Saturday, September 10, 2005

New Mosin-Nagant and Ruger P-90 Range Report

After the girls went down for their afternoon nap I drove over to Surplus City to see if he had anything neat in stock. I looked at a few interesting toys, including a mint-condition HK-94 carbine. It was sweet, but he was asking $2400. Since that's a bit out of my price range I just picked up another Mosin-Nagant.

The rifle I got today is an M1938 carbine made at the Soviet Ishevsk arsenal in 1941, and subsequently arsenal refurbished. The workmanship on the metal, while not outstanding, doesn't have the "gnawed out of steel by beavers" look typical of Mosin-Nagants made from 1942 - 44. As with most M1938s I've seen, it has an M-1944 stock, identifiable by the cutout for the '44's folding bayonet. The stock is laminated wood (a fancy term for plywood) finished with varnish. It's stamped with a square with a diagonal line through it, indicating the rifle was arsenal reworked. The bore is in excellent condition and I didn't see any obvious pitting underneath the bluing on any of the metal. As with every other M1938 I've seen, save one, the muzzle has been counterbored. The action is pretty smooth for a Mosin, although my M1891/30 and Finnish m/39 have better triggers. Not bad for $115 OTD.

The M1938 came without any accessories, so I need to find an appropriate sling. I already have plenty of Soviet 7.62x54R in clips, the M-N combo tool, and a mag pouch or two. Once equipped with a sling, the M1938 would make a dandy gun for bumming around with in the woods. It's light and handy, and points well. It's main drawback is the rather unergonomic safety, and it might be faster to get into action with the safety off and the bolt closed on an empty chamber.

While I couldn't shoot the Mosin tonight I was able to go to the Lower Providence Rod & Gun Club indoor range with my dad, and brought along my Ruger P-90. I picked this up back in June and up until tonight it had 116 rounds of Sellier & Bellot .45 ACP Ball through it without any issues. Earlier this week I received from Midway two more OEM magazines and a Bianchi 5L holster, so I really wanted to put some more rounds through it.

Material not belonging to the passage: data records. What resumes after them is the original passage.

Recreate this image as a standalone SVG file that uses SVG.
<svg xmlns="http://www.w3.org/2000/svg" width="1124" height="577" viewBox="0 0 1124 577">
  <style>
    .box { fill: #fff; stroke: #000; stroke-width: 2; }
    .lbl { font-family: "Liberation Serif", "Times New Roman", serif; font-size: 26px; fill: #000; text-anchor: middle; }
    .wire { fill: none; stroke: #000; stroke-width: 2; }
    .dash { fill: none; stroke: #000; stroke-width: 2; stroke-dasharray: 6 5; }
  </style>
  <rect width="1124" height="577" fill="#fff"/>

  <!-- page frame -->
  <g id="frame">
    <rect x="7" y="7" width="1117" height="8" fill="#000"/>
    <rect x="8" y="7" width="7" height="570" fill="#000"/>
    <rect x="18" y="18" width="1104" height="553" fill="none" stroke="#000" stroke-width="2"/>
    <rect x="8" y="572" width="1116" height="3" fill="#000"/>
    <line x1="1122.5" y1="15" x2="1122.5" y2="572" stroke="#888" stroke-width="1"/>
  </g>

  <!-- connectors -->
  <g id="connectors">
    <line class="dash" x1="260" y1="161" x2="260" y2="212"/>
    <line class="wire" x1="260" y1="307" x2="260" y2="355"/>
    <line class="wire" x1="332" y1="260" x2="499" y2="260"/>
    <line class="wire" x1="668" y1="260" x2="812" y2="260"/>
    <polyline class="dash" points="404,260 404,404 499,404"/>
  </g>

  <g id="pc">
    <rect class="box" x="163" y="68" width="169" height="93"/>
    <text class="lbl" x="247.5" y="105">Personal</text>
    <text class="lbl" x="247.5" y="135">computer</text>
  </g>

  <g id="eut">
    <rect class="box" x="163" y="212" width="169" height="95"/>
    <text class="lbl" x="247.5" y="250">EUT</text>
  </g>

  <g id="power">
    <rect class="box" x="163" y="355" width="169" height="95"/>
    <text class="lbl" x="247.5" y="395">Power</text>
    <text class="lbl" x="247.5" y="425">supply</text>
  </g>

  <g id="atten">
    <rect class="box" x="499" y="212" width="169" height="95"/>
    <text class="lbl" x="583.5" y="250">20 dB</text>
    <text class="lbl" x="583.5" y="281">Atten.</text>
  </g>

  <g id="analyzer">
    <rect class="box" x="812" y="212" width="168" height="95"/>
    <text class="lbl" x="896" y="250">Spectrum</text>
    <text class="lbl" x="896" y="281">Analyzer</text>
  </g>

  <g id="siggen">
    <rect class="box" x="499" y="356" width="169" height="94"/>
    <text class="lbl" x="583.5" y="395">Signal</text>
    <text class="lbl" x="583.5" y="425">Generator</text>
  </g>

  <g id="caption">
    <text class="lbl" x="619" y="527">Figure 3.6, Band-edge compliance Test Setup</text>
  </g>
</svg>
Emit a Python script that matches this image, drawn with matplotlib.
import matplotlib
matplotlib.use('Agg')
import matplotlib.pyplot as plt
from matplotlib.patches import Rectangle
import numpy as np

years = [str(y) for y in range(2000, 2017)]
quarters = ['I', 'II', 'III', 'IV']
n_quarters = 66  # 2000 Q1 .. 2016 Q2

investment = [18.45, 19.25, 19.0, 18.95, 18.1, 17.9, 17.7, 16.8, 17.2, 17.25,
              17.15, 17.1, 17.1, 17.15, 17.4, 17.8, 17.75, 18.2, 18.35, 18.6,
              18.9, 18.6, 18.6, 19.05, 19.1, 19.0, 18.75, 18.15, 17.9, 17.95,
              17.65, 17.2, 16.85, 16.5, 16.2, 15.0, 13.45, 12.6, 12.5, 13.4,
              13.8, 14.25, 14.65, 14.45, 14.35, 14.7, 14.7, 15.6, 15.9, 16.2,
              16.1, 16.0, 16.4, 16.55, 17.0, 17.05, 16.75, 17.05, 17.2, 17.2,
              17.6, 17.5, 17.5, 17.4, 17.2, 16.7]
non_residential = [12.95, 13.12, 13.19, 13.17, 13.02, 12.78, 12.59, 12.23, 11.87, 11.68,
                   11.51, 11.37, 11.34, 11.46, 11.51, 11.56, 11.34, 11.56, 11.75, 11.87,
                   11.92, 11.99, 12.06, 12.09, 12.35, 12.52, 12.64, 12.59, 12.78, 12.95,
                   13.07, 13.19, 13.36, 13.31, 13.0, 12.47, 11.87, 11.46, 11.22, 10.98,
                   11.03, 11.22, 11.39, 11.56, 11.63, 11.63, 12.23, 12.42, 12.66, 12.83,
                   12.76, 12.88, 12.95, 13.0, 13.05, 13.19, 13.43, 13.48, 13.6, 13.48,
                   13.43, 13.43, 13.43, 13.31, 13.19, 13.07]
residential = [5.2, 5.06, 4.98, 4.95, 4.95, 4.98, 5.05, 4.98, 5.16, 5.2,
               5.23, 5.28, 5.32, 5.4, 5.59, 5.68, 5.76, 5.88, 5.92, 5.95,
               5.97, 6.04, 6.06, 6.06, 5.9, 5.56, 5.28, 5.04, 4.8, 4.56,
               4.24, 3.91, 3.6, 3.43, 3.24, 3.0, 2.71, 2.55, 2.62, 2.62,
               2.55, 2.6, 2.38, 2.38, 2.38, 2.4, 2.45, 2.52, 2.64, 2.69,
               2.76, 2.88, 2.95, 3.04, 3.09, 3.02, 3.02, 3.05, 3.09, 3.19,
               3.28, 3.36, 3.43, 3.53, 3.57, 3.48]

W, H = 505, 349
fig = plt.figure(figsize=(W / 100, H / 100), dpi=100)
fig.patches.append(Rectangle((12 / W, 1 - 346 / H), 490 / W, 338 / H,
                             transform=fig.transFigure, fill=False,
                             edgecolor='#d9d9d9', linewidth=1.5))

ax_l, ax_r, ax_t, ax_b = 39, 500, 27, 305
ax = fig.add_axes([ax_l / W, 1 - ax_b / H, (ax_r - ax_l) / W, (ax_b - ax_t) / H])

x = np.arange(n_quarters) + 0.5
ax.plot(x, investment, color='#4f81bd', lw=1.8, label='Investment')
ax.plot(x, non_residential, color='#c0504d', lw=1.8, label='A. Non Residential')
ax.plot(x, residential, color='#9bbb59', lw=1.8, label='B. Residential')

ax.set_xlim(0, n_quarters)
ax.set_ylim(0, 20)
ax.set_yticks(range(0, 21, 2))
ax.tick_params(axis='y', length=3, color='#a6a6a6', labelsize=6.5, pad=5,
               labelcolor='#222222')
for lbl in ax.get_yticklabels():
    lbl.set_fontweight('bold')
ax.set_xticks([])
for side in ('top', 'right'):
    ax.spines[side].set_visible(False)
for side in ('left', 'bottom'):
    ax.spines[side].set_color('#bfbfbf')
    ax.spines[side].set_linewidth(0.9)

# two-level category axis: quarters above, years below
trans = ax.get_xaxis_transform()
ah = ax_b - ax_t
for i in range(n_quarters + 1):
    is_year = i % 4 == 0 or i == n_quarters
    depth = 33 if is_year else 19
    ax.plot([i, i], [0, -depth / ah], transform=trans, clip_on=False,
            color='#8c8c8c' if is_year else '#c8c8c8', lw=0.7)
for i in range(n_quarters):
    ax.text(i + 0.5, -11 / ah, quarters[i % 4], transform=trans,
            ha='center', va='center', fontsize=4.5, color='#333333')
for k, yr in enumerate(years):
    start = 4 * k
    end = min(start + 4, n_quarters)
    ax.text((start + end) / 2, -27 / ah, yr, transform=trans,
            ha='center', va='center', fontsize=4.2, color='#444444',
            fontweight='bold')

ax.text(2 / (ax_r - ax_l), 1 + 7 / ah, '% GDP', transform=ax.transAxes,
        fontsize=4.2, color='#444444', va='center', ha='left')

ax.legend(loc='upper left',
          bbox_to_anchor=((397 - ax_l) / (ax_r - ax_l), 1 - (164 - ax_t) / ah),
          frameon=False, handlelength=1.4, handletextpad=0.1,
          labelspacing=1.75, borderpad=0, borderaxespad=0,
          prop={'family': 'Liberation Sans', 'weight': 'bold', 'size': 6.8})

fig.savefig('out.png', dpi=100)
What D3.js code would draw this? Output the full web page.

I brought along 3 boxes of .45 230 grain FMJ ammo. One box was Wolf while the others were Federal American Eagle. Incidentally, the Ruger manual specifically states that the gun is made to shoot any factory .45 ACP made with brass, aluminum, or steel cases.

I started off with the Wolf. It fed and ejected flawlessly, but two rounds failed to fire the first time the hammer dropped. Both rounds went off on the second strike. I've shot a fair amount of Wolf ammo previously in .45 ACP, .223, and 7.62x39 and this is the first time I've had any problems. I'll continue to buy it but for practice only, and may get the chance to practice immediate action drills. As with my Springfield M1911, the Wolf ammo shot as accurately as American-made ammo.

The American Eagle ammo was cleaner and less smoky than the Wolf. I had one instance of premature slide lock with it in one of the new mags. My mags are numbered. One time when running magazine #3 the slide locked back after the seventh round, leaving the 8th round sitting on top of the feed lips. I ran several magazine-fulls through the magazine after this malf and had no issues. I'm not sure if it's ammo or mag-related, or just a case of poop happens. With a single possibly gun-related malf in 216 rounds I am comfortable that the Ruger is a gun I can stake my life on.

After 150 rounds, 50 of which were rather dirty Wolf, the Ruger cleaned up in about 10 minutes using only Ballistol. As an experiment, I am using only Ballistol for lubrication and cleaning of the P-90 for the first 500 or so rounds. So far, so good. After about 500 rounds I'll clean the gun with Hoppe's No.9 to see if I can tell any difference in the results.

Dad shot his S&W Model 627 (".357 Mag - Eight Times") and Model 625. The latter, especially, is scary accurate, which mirrors my brother's an my experience with our 625s.